» **COLLECTED MATERIAL**
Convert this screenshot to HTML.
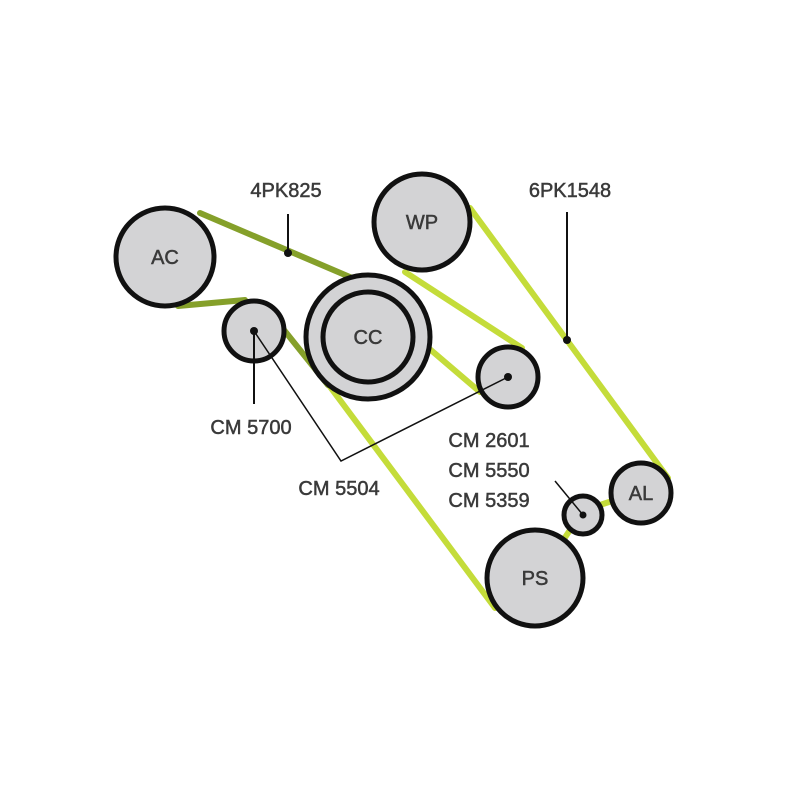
<!DOCTYPE html>
<html><head><style>
html,body{margin:0;padding:0;background:#fff;}
svg{display:block}
text{font-family:"Liberation Sans",sans-serif;fill:#3a3a3a;stroke:#3a3a3a;stroke-width:0.5;}
</style></head><body>
<svg width="800" height="800" viewBox="0 0 800 800">
<g stroke-linecap="round" fill="none">
<line x1="470" y1="208" x2="668" y2="478" stroke="#c4dc3a" stroke-width="6"/>
<line x1="405" y1="272" x2="522" y2="348" stroke="#c4dc3a" stroke-width="6"/>
<line x1="425" y1="345" x2="480" y2="392" stroke="#c4dc3a" stroke-width="6"/>
<line x1="325" y1="380" x2="495" y2="608" stroke="#c4dc3a" stroke-width="6"/>
<line x1="570" y1="530" x2="560" y2="545" stroke="#c4dc3a" stroke-width="6"/>
<line x1="600" y1="505" x2="615" y2="500" stroke="#c4dc3a" stroke-width="6"/>
<line x1="200" y1="213" x2="385" y2="292" stroke="#85a02a" stroke-width="6"/>
<line x1="178" y1="306" x2="245" y2="300" stroke="#85a02a" stroke-width="6"/>
<line x1="284" y1="330" x2="328" y2="385" stroke="#85a02a" stroke-width="6"/>
</g>
<g stroke="#111" stroke-width="5" fill="#d3d3d5">
<circle cx="165" cy="257" r="49"/>
<circle cx="422" cy="222" r="48"/>
<circle cx="368" cy="337" r="62"/>
<circle cx="368" cy="337" r="45"/>
<circle cx="254" cy="331" r="30"/>
<circle cx="508" cy="377" r="30"/>
<circle cx="641" cy="493" r="30"/>
<circle cx="583" cy="515" r="19"/>
<circle cx="535" cy="578" r="48"/>
</g>
<g stroke="#111" fill="none">
<line x1="288" y1="214" x2="288" y2="253" stroke-width="2"/>
<line x1="567" y1="212" x2="567" y2="340" stroke-width="2"/>
<line x1="254" y1="331" x2="254" y2="404" stroke-width="2"/>
<polyline points="254,331 341,461 508,377" stroke-width="1.5"/>
<line x1="555" y1="481" x2="583" y2="515" stroke-width="1.5"/>
</g>
<g fill="#111">
<circle cx="288" cy="253" r="4"/>
<circle cx="567" cy="340" r="4"/>
<circle cx="254" cy="331" r="4"/>
<circle cx="508" cy="377" r="4"/>
<circle cx="583" cy="515" r="3.5"/>
</g>
<g font-size="20" text-anchor="middle">
<text x="165" y="264">AC</text>
<text x="422" y="229">WP</text>
<text x="368" y="344">CC</text>
<text x="641" y="500">AL</text>
<text x="535" y="585">PS</text>
<text x="286" y="197">4PK825</text>
<text x="570" y="197">6PK1548</text>
<text x="251" y="434">CM 5700</text>
<text x="339" y="495">CM 5504</text>
<text x="489" y="447">CM 2601</text>
<text x="489" y="477">CM 5550</text>
<text x="489" y="507">CM 5359</text>
</g>
</svg>
</body></html>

» **SET EXERCISE**
Retype the data above exactly; pictures are not part of the copy.

» **RESPONSE FOR THIS EXERCISE**
Convert this screenshot to HTML.
<!DOCTYPE html>
<html><head><style>
html,body{margin:0;padding:0;background:#fff;}
svg{display:block}
text{font-family:"Liberation Sans",sans-serif;fill:#3a3a3a;stroke:#3a3a3a;stroke-width:0.5;}
</style></head><body>
<svg width="800" height="800" viewBox="0 0 800 800">
<g stroke-linecap="round" fill="none">
<line x1="470" y1="208" x2="668" y2="478" stroke="#c4dc3a" stroke-width="6"/>
<line x1="405" y1="272" x2="522" y2="348" stroke="#c4dc3a" stroke-width="6"/>
<line x1="425" y1="345" x2="480" y2="392" stroke="#c4dc3a" stroke-width="6"/>
<line x1="325" y1="380" x2="495" y2="608" stroke="#c4dc3a" stroke-width="6"/>
<line x1="570" y1="530" x2="560" y2="545" stroke="#c4dc3a" stroke-width="6"/>
<line x1="600" y1="505" x2="615" y2="500" stroke="#c4dc3a" stroke-width="6"/>
<line x1="200" y1="213" x2="385" y2="292" stroke="#85a02a" stroke-width="6"/>
<line x1="178" y1="306" x2="245" y2="300" stroke="#85a02a" stroke-width="6"/>
<line x1="284" y1="330" x2="328" y2="385" stroke="#85a02a" stroke-width="6"/>
</g>
<g stroke="#111" stroke-width="5" fill="#d3d3d5">
<circle cx="165" cy="257" r="49"/>
<circle cx="422" cy="222" r="48"/>
<circle cx="368" cy="337" r="62"/>
<circle cx="368" cy="337" r="45"/>
<circle cx="254" cy="331" r="30"/>
<circle cx="508" cy="377" r="30"/>
<circle cx="641" cy="493" r="30"/>
<circle cx="583" cy="515" r="19"/>
<circle cx="535" cy="578" r="48"/>
</g>
<g stroke="#111" fill="none">
<line x1="288" y1="214" x2="288" y2="253" stroke-width="2"/>
<line x1="567" y1="212" x2="567" y2="340" stroke-width="2"/>
<line x1="254" y1="331" x2="254" y2="404" stroke-width="2"/>
<polyline points="254,331 341,461 508,377" stroke-width="1.5"/>
<line x1="555" y1="481" x2="583" y2="515" stroke-width="1.5"/>
</g>
<g fill="#111">
<circle cx="288" cy="253" r="4"/>
<circle cx="567" cy="340" r="4"/>
<circle cx="254" cy="331" r="4"/>
<circle cx="508" cy="377" r="4"/>
<circle cx="583" cy="515" r="3.5"/>
</g>
<g font-size="20" text-anchor="middle">
<text x="165" y="264">AC</text>
<text x="422" y="229">WP</text>
<text x="368" y="344">CC</text>
<text x="641" y="500">AL</text>
<text x="535" y="585">PS</text>
<text x="286" y="197">4PK825</text>
<text x="570" y="197">6PK1548</text>
<text x="251" y="434">CM 5700</text>
<text x="339" y="495">CM 5504</text>
<text x="489" y="447">CM 2601</text>
<text x="489" y="477">CM 5550</text>
<text x="489" y="507">CM 5359</text>
</g>
</svg>
</body></html>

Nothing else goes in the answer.